First-Generation Student Joanna Marie Hilao
Joanna Marie Hilao
Undergrad: Mesa Community College and University of Arizona
Q. What is your background? Where did you grow up?
A. I am the oldest of four children, and we all grew up in a small rural town in the Philippines. I lived there until I was around 11 years old.
Q. Why didn’t your parents attend college?
A. My biological father received a high school diploma and had no choice but to enter the workforce until his untimely passing. On the other hand, my mother graduated with a degree in Hotel and Restaurant Management from a university in the Philippines. However, she was not able to use her degree upon moving to the United States. My step-father also received a diploma in the Philippines but had to enter the workforce as a mechanic and construction worker to provide for our family.
Q. What made you decide to attend college?
A. Since my biological father passed away when I was 14, my mom, siblings, and I moved to the United States to seek a better future. Being in America opened a lot of doors for me because had I still lived in the Philippines, high school and college would be questionable ventures for my siblings and me. I knew that going to college would be the first step in ensuring a successful future for me and my family.
Q. Did you know you were a first-generation college student?
A. I knew I was the first person in my family to pursue a college degree in the United States, but I didn’t actually realize that I was a first-generation college student because my Mom received a degree in the Philippines. It wasn’t until my community college advisor informed me that I realized I was a first-generation college student.

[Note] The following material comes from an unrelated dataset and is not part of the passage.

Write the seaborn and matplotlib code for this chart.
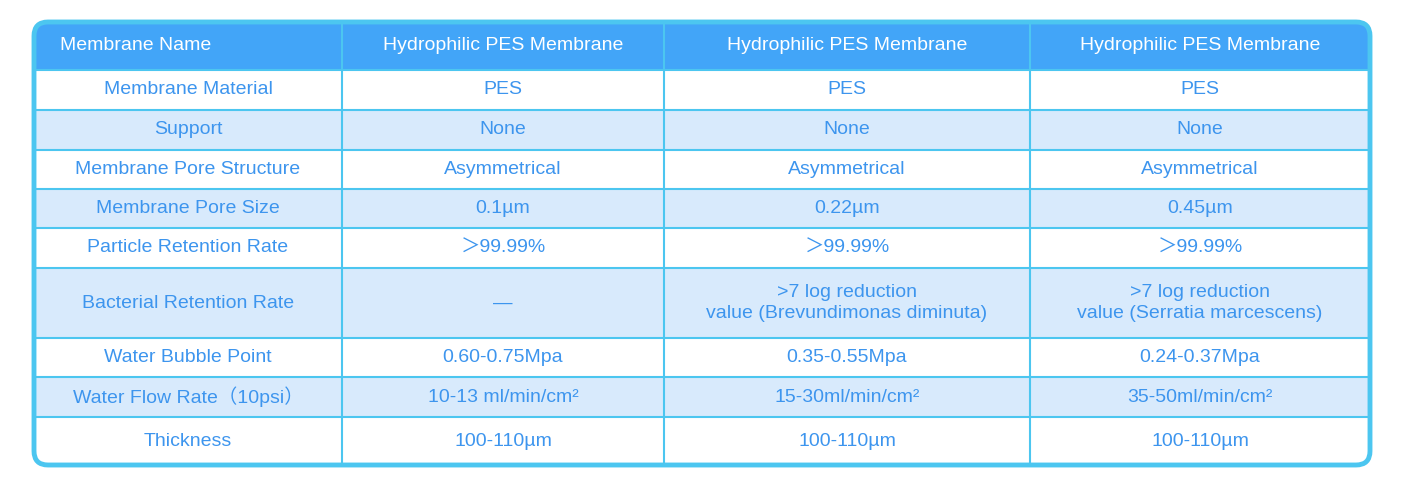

Q. What were the biggest challenges you faced as a first-generation college student?
A. All I knew was that I wanted to get good grades in junior high and high school, because that way, I can make my parents proud and inspire my younger siblings to follow suit. During my junior and senior year of high school, I realized most of my peers were preparing to take the SATs and filling out college applications. I didn’t know what the SATs/ACTs were. All I knew was that everyone was taking them, so I did the same. I remember being so confused because neither my parents nor I knew how to get to college, much less afford it. We had no clue what the FAFSA was. We didn’t know college tours existed. My family and I didn’t have a conversation of what school would be the best “fit” for me. Since my parents worked, I found myself navigating my path to college alone. I drove to my local community colleges and sought out the best options for me to get started on my dreams of becoming a physician. This journey led me to attending Mesa Community College. At university, since the student body was larger, it became more challenging to find personalized advising and navigate my way to get my degree. This was a completely different ballpark because I was now away from home, and I found myself having to look even harder for opportunities to succeed.
Q. Why did you enroll in the Health Science Intensive program?
A. What drew me to the program was its focus on introspection and the one-on-one. I liked how the program values our experiences, knowing our individual journeys provide us with the wisdom to take part in important discussions on education and healthcare. The rigor also drew me to the program, and continues to challenge and strengthen my knowledge in the sciences. In addition, one of the challenges I faced in the past was getting personalized advising when it came to navigating college. Both Dr. Alex Tan and Zuri Obado have given so much of their time to provide personalized advising when it comes to improving our application to medical school.
Q. How does being a first-generation college student affect you now in the Health Science Intensive program?
A. Meeting other first-gen students has been incredibly helpful because I’ve found people who understand the struggles of trying to bridge gaps and meet and surpass societal expectations of students from our background. It has been a supportive environment that gives students with varying experiences the opportunity to thrive and learn from each other. The medical school application process is complex, and having the experience of navigating community college and university in the past has helped me become a woman of action.